Add to this the operating style. While corporations from both these geographies are process-centric and compliance-driven, the American style appears more business-like whereas the European more relationship and long term oriented. The former may be the result of volatile and perennially fluctuating expectations of Wall Street of these companies that get translated to local India operation sometimes in the form of frustratingly short Q2Q review cycles which makes the local C-suite feel like tenpins in a bowling game! The European firms tend to be conservative without this overt bourse pressure as many are privately owned and therefore allow for a longer rope but with a sharp eye on cash flows in the short-term and healthy project IRR’s in the long-term giving the local manager a wider room to manoeuvre.
These contrasting structures and operating styles create two distinct nurturing environments for the HGI manager. The American way develops an HGI manager with a high level of process-centric execution skill. This skill is handy in addressing their scale requirement in different markets around the world in a cookie-cutter format. But it does get tiring given the constant Q2Q review pressure. Probably that’s the reason not too many “lifers” are seen from amongst HGI managers. By contrast, the European structure and style allow for more holistic nurturing. That includes more functional rotations, overall control of local strategy, patience with investments, long term stakeholder relationships, leeway to operate with local flavour etc. Local operations of European Multinationals even seem more “Indianized”.
Capability and expertise being a baseline, trust, familiarity, culture alignment etc. are key traits for consideration when booking a room at the top. And these traits get nurtured only over time and with the richness of operating and strategic exposure. As it stands today, in the context of Home-Grown Indian managers in India, the European companies come out tops and perhaps that’s the reason for the larger number of HGI managers in their global offices at the highest level.
There are two other loosely connected reasons that may be working in favour of HGI managers in European corporations. Higher education and History. There has been a preponderance of people going to the US than to Europe for higher studies, especially for their master’s degree. It could be that if there was an equally strong flow towards Europe then we may have found more PIO managers even in European companies.
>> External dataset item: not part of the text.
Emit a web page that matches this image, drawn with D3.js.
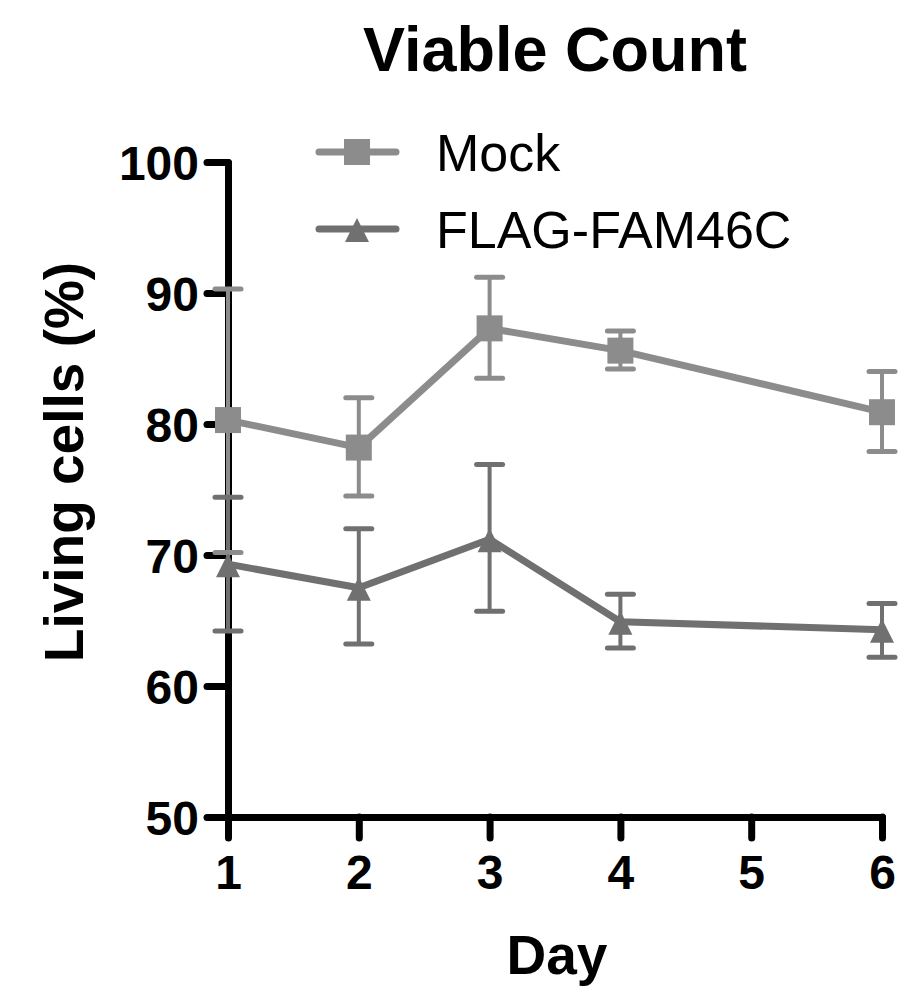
<!DOCTYPE html>
<html>
<head>
<meta charset="utf-8">
<script src="https://cdn.jsdelivr.net/npm/d3@7"></script>
<style>
    body { margin: 0; background: #fff; }
    text { font-family: "Liberation Sans", Arial, sans-serif; fill: #000; }
</style>
</head>
<body>
<div id="chart"></div>
<script>
// data
var days = [1, 2, 3, 4, 6];
var xTicks = [1, 2, 3, 4, 5, 6];
var yTicks = [50, 60, 70, 80, 90, 100];

var seriesNames = ["Mock", "FLAG-FAM46C"];
var mockMean = [80.3, 78.2, 87.3, 85.6, 80.9];
var mockUpper = [90.3, 82.0, 91.2, 87.1, 84.0];
var mockLower = [70.2, 74.5, 83.5, 84.2, 77.9];
var flagMean = [69.3, 67.5, 71.2, 64.9, 64.3];
var flagUpper = [74.4, 72.0, 76.9, 67.0, 66.3];
var flagLower = [64.2, 63.2, 65.7, 62.9, 62.2];

var colors = ["#8c8c8c", "#707070"];
var shapes = ["square", "triangle"];

var series = [
    { name: seriesNames[0], mean: mockMean, hi: mockUpper, lo: mockLower },
    { name: seriesNames[1], mean: flagMean, hi: flagUpper, lo: flagLower }
];
series.forEach(function(s, i){
    s.color = colors[i];
    s.shape = shapes[i];
    s.points = days.map(function(d, j){
        return { day: d, mean: s.mean[j], hi: s.hi[j], lo: s.lo[j] };
    });
});

var width = 898, height = 989;

var svg = d3.select("#chart").append("svg")
    .attr("width", width)
    .attr("height", height);

var x = d3.scaleLinear().domain([1, 6]).range([228, 882]);
var y = d3.scaleLinear().domain([50, 100]).range([817, 162]);

// axes
var yAxis = d3.axisLeft(y).tickValues(yTicks).tickFormat(d3.format("d"))
    .tickSize(21).tickSizeOuter(0).tickPadding(8);
var xAxis = d3.axisBottom(x).tickValues(xTicks).tickFormat(d3.format("d"))
    .tickSize(21).tickSizeOuter(0).tickPadding(16);

var gy = svg.append("g").attr("class", "y-axis").attr("transform", "translate(228,0)").call(yAxis);
var gx = svg.append("g").attr("class", "x-axis").attr("transform", "translate(0,817)").call(xAxis);

[gy, gx].forEach(function(g){
    g.select(".domain").attr("stroke", "#000").attr("stroke-width", 7)
        .attr("stroke-linecap", "round").attr("stroke-linejoin", "round");
    g.selectAll(".tick line").attr("stroke", "#000").attr("stroke-width", 7)
        .attr("stroke-linecap", "round");
    g.selectAll(".tick text")
        .style("font-family", "'Liberation Sans', Arial, sans-serif")
        .style("font-weight", "bold")
        .style("font-size", "48px")
        .attr("fill", "#000");
});
gy.selectAll(".tick text").attr("dy", "0.36em");
gx.selectAll(".tick text").attr("dy", "0.72em");

// titles
svg.append("text")
    .attr("x", 555).attr("y", 71)
    .attr("text-anchor", "middle")
    .style("font-size", "63px").style("font-weight", "bold")
    .text("Viable Count");

svg.append("text")
    .attr("x", 557).attr("y", 974)
    .attr("text-anchor", "middle")
    .style("font-size", "55px").style("font-weight", "bold")
    .text("Day");

svg.append("text")
    .attr("transform", "translate(83,462) rotate(-90)")
    .attr("text-anchor", "middle")
    .style("font-size", "55px").style("font-weight", "bold")
    .text("Living cells (%)");

function marker(sel, shape){
    if (shape == "square") {
        sel.append("rect")
            .attr("x", -13).attr("y", -13)
            .attr("width", 26).attr("height", 26);
    } else {
        sel.append("path").attr("d", "M0,-11L12,13L-12,13Z");
    }
}

var line = d3.line()
    .x(function(d){ return x(d.day); })
    .y(function(d){ return y(d.mean); });

var plot = svg.append("g").attr("class", "plot");

// lines
series.forEach(function(s){
    plot.append("path")
        .datum(s.points)
        .attr("fill", "none")
        .attr("stroke", s.color)
        .attr("stroke-width", 7)
        .attr("stroke-linejoin", "round")
        .attr("d", line);
});

// error bar stems
series.forEach(function(s){
    plot.selectAll(null).data(s.points).enter().append("line")
        .attr("x1", function(d){ return x(d.day); })
        .attr("x2", function(d){ return x(d.day); })
        .attr("y1", function(d){ return y(d.hi); })
        .attr("y2", function(d){ return y(d.lo); })
        .attr("stroke", s.color)
        .attr("stroke-width", 4);
});

// caps
series.forEach(function(s){
    ["hi", "lo"].forEach(function(k){
        plot.selectAll(null).data(s.points).enter().append("line")
            .attr("x1", function(d){ return x(d.day) - 13; })
            .attr("x2", function(d){ return x(d.day) + 13; })
            .attr("y1", function(d){ return y(d[k]); })
            .attr("y2", function(d){ return y(d[k]); })
            .attr("stroke", s.color)
            .attr("stroke-width", 5)
            .attr("stroke-linecap", "round");
    });
});

// markers
series.forEach(function(s){
    plot.selectAll(null).data(s.points).enter().append("g")
        .attr("transform", function(d){ return "translate(" + x(d.day) + "," + y(d.mean) + ")"; })
        .attr("fill", s.color)
        .each(function(){ marker(d3.select(this), s.shape); });
});

// legend
var legend = svg.append("g").attr("class", "legend");
series.forEach(function(s, i){
    var ly = 152 + i * 77;
    var g = legend.append("g").attr("transform", "translate(0," + ly + ")");
    g.append("line")
        .attr("x1", 319).attr("x2", 396)
        .attr("stroke", s.color).attr("stroke-width", 7)
        .attr("stroke-linecap", "round");
    var m = g.append("g").attr("transform", "translate(357,0)").attr("fill", s.color);
    marker(m, s.shape);
    g.append("text")
        .attr("x", 436).attr("y", 19)
        .style("font-size", "52px")
        .text(s.name);
});
</script>
</body>
</html>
Second, and because of historical reasons there has been a familiarity between Europe and India for a long time and so there is a sense of comfort that European corporations have with the HGI manager.
Either way in the emerging order, as the world of business, gets geographically democratized, corporations around the world and not just Europeans will increasingly depend on the vast talent pool of Home-Grown Indian Managers as they bridge many mission-critical dimensions with ease. Even the Americans who have experienced Indian managers largely through the PIO route will begin accessing the pool of HGI managers.
These corporations will have to learn special skills to select the best from this abundant talent pool and conversely the home-grown Indian Manager will have to learn to deal with diversity and in the context of American companies even learn how to be a Wall Street Rockstar!
In the end and as will be the case with such topics, exceptions and contrary opinions will always be there. This overview is based on my experience of dealing with diverse corporations for close to three decades but yet I submit E&OE if any are entirely mine.